Политика, НБП и предательство
В середине 90-х Летов совершил поступок, который расколол его аудиторию навсегда. Он вступил в Национал-большевистскую партию Эдуарда Лимонова. Выступал на митингах рядом с людьми, которых его слушатели считали фашистами. Для части фанатов — тех, кто видел в нём голос свободы — это было предательство. Для Летова — логика: он ненавидел либеральную Россию 90-х так же яростно, как ненавидел советскую. Ему нужен был не политический лагерь, а разрушение. Любое. Тотальное. Он и не скрывал: «Мне не нужна ваша демократия. Мне не нужен ваш коммунизм. Мне нужно, чтобы всё полетело к чёрту».
К двухтысячным он отошёл от политики, вернулся к музыке. Записал «Реанимацию» (2005) и «Зачем снятся сны» (2007) — альбомы, в которых ярость уступила место чему-то похожему на усталость. Не смирение — Летов не знал этого слова. Скорее, осознание: разрушать больше нечего.
Омск, 19 февраля 2008 года
Егор Летов умер во сне от остановки сердца. Ему было 43 года. Жена Наталья Чумакова нашла его утром в квартире на улице Пушкина — той самой, где стояла ГрОб-студия, где были записаны все альбомы, где прошла вся жизнь. Омск, который он проклинал тридцать лет, оказался его единственным адресом — от начала до конца.

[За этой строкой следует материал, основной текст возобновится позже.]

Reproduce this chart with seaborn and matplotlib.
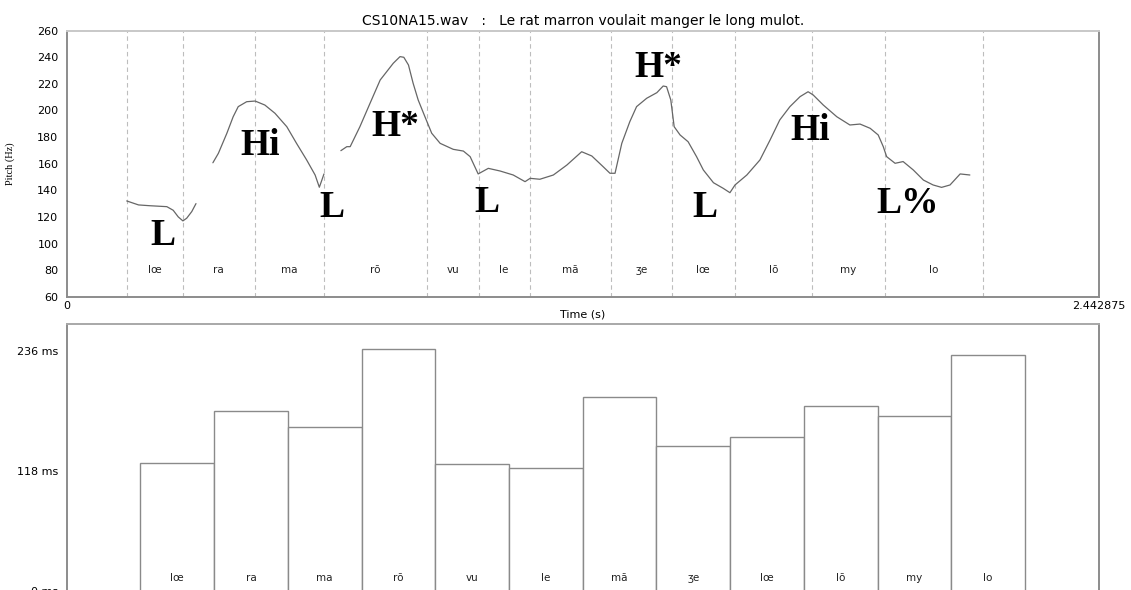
import numpy as np
import pandas as pd
import seaborn as sns
import matplotlib
matplotlib.use('Agg')
import matplotlib.pyplot as plt

sns.set_theme(style='white')
plt.rcParams['font.family'] = ['DejaVu Sans']
plt.rcParams['text.color'] = 'black'
plt.rcParams['axes.labelcolor'] = 'black'
plt.rcParams['xtick.labelcolor'] = 'black'
plt.rcParams['ytick.labelcolor'] = 'black'

# syllables of "Le rat marron voulait manger le long mulot."
syllables = ['lœ', 'ra', 'ma', 'rõ', 'vu', 'le', 'mã', 'ʒe', 'lœ', 'lõ', 'my', 'lo']
# syllable boundaries (s)
boundaries = [0.142, 0.275, 0.445, 0.608, 0.852, 0.975, 1.096, 1.288, 1.432, 1.581, 1.764, 1.936, 2.168]
# syllable durations (ms)
durations = [126, 177, 161, 238, 125, 121, 191, 142, 151, 182, 172, 232]
total_dur = 2.442875

# pitch contour, 3 voiced stretches
t1 = [0.142, 0.170, 0.197, 0.237, 0.252, 0.264, 0.275, 0.284, 0.296, 0.306]
f1 = [132, 129, 128.4, 127.7, 125, 120, 117, 119, 124, 130]
t2 = [0.346, 0.359, 0.379, 0.394, 0.406, 0.426, 0.446, 0.469, 0.493, 0.521, 0.544, 0.568,
      0.588, 0.598, 0.604, 0.609]
f2 = [160.7, 167.8, 182.8, 195.3, 202.9, 206.6, 207.1, 204.1, 197.9, 187.8, 175.3, 162.8,
      151.5, 142.3, 147.7, 152.3]
t3 = [0.649, 0.663, 0.671, 0.694, 0.718, 0.742, 0.773, 0.789, 0.798, 0.809, 0.820, 0.832,
      0.848, 0.864, 0.884, 0.915, 0.939, 0.955, 0.974, 0.998, 1.026, 1.057, 1.085, 1.097,
      1.120, 1.152, 1.184, 1.219, 1.243, 1.270, 1.286, 1.298, 1.314, 1.333, 1.349, 1.373,
      1.397, 1.412, 1.420, 1.430, 1.438, 1.452, 1.471, 1.491, 1.507, 1.531, 1.554, 1.570,
      1.582, 1.610, 1.641, 1.665, 1.688, 1.712, 1.736, 1.755, 1.767, 1.791, 1.823, 1.854,
      1.878, 1.902, 1.921, 1.933, 1.941, 1.961, 1.980, 2.004, 2.028, 2.051, 2.071, 2.091,
      2.115, 2.138]
f3 = [169.8, 172.8, 172.8, 187.8, 205.4, 222.9, 235.5, 240.5, 240.0, 234.2, 220.5, 207.9,
      195.3, 182.9, 175.3, 170.8, 169.5, 165.3, 152.3, 156.5, 154.5, 151.5, 146.5, 149.0,
      148.3, 151.5, 159.0, 169.0, 165.8, 157.7, 152.8, 152.8, 175.3, 191.6, 202.9, 209.2,
      213.4, 218.4, 217.9, 207.9, 187.8, 181.6, 176.5, 165.3, 155.3, 145.7, 141.5, 138.2,
      144.0, 151.5, 162.8, 177.8, 192.9, 202.9, 210.4, 214.1, 211.7, 204.1, 195.3, 189.1,
      189.8, 186.6, 181.6, 172.8, 165.3, 160.3, 161.6, 155.3, 147.7, 144.0, 142.2, 144.0,
      152.3, 151.5]

# tone labels
tones = ['L', 'Hi', 'L', 'H*', 'L', 'H*', 'L', 'Hi', 'L%']
tone_t = [0.228, 0.458, 0.628, 0.777, 0.995, 1.400, 1.511, 1.759, 1.991]
tone_f = [106, 174, 127, 188, 131, 232, 127, 185, 130]

pitch = pd.DataFrame({
    'time': t1 + t2 + t3,
    'pitch': f1 + f2 + f3,
    'seg': [0] * len(t1) + [1] * len(t2) + [2] * len(t3),
})

fig = plt.figure(figsize=(11.31, 5.90), dpi=100)
ax1 = fig.add_axes([0.0590, 0.4971, 0.9124, 0.4509])
ax2 = fig.add_axes([0.0590, -0.0012, 0.9124, 0.4515])

spine_col = '#8c8c8c'
small = 8

# ---- pitch panel
for b in boundaries:
    ax1.axvline(b, color='#bdbdbd', lw=0.8, ls=(0, (4, 3)), zorder=1)
sns.lineplot(data=pitch, x='time', y='pitch', units='seg', estimator=None, sort=False,
             color='#666666', lw=0.9, ax=ax1, zorder=3)
mids = [(boundaries[i] + boundaries[i + 1]) / 2 for i in range(len(syllables))]
for m, s in zip(mids, syllables):
    ax1.text(m, 80, s, ha='center', va='center', fontsize=7.5, color='#222222')
for lab, tt, ff in zip(tones, tone_t, tone_f):
    ax1.text(tt, ff, lab, ha='center', va='center', fontsize=27, fontweight='bold',
             family=['Liberation Serif', 'DejaVu Serif'], color='black', zorder=4)

ax1.set_xlim(0, total_dur)
ax1.set_ylim(60, 260)
ax1.set_yticks(range(60, 261, 20))
ax1.set_xticks([0, total_dur])
ax1.set_xticklabels(['0', '2.442875'])
ax1.tick_params(axis='y', length=4, width=0.8, color=spine_col, labelsize=small, pad=2)
ax1.tick_params(axis='x', length=0, labelsize=small, pad=3)
ax1.set_xlabel('Time (s)', fontsize=small, labelpad=-1)
ax1.set_ylabel('Pitch (Hz)', fontsize=7.5, family=['Liberation Serif', 'DejaVu Serif'])
ax1.yaxis.set_label_coords(-0.050, 0.5)
ax1.set_title('CS10NA15.wav   :   Le rat marron voulait manger le long mulot.',
              fontsize=10, pad=4)
for sp in ax1.spines.values():
    sp.set_color(spine_col)
    sp.set_linewidth(1.4)
ax1.spines['top'].set_color('#c8c8c8')

# ---- duration panel
pos = np.arange(len(durations))
sns.barplot(x=pos, y=durations, width=1.0, color='white', edgecolor='#8a8a8a',
            linewidth=1.0, ax=ax2, zorder=2)
for p, s in zip(pos, syllables):
    ax2.text(p, 12.5, s, ha='center', va='center', fontsize=7.5, color='#222222', zorder=3)
ax2.set_xlim(-1.5, 12.5)
ax2.set_ylim(0, 262)
ax2.set_xticks([])
ax2.set_yticks([0, 118, 236])
ax2.set_yticklabels(['0 ms', '118 ms', '236 ms'])
ax2.tick_params(axis='y', length=4, width=0.8, color=spine_col, labelsize=small, pad=2)
ax2.set_xlabel('')
ax2.set_ylabel('')
for sp in ax2.spines.values():
    sp.set_color(spine_col)
    sp.set_linewidth(1.4)
ax2.spines['top'].set_color('#a8a8a8')
ax2.spines['bottom'].set_visible(False)

fig.savefig('out.png', dpi=100)
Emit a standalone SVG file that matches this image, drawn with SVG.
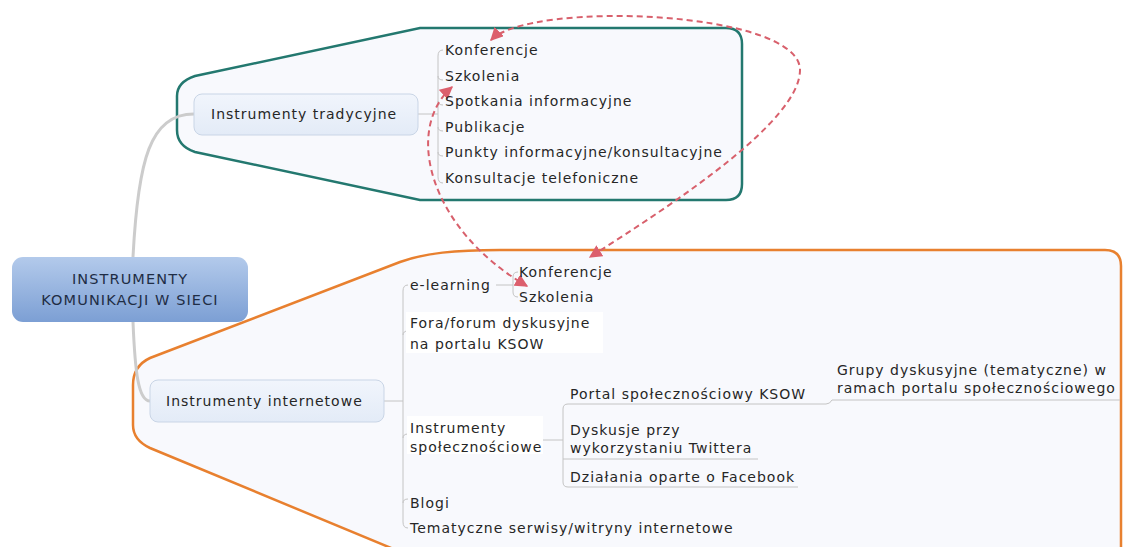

Он не оставил завещания, мемуаров, объяснений. Тридцать с лишним альбомов, сотни песен, ни одного интервью, в котором он не противоречил бы сам себе. Его голос — рваный, надтреснутый, невозможный по любым вокальным стандартам — звучит в России до сих пор: на протестах и на кухнях, на похоронах и на свадьбах, в подъездах и в наушниках. Он пел так, будто завтра не существует, — и для него это было не метафорой, а единственным известным ему способом существования.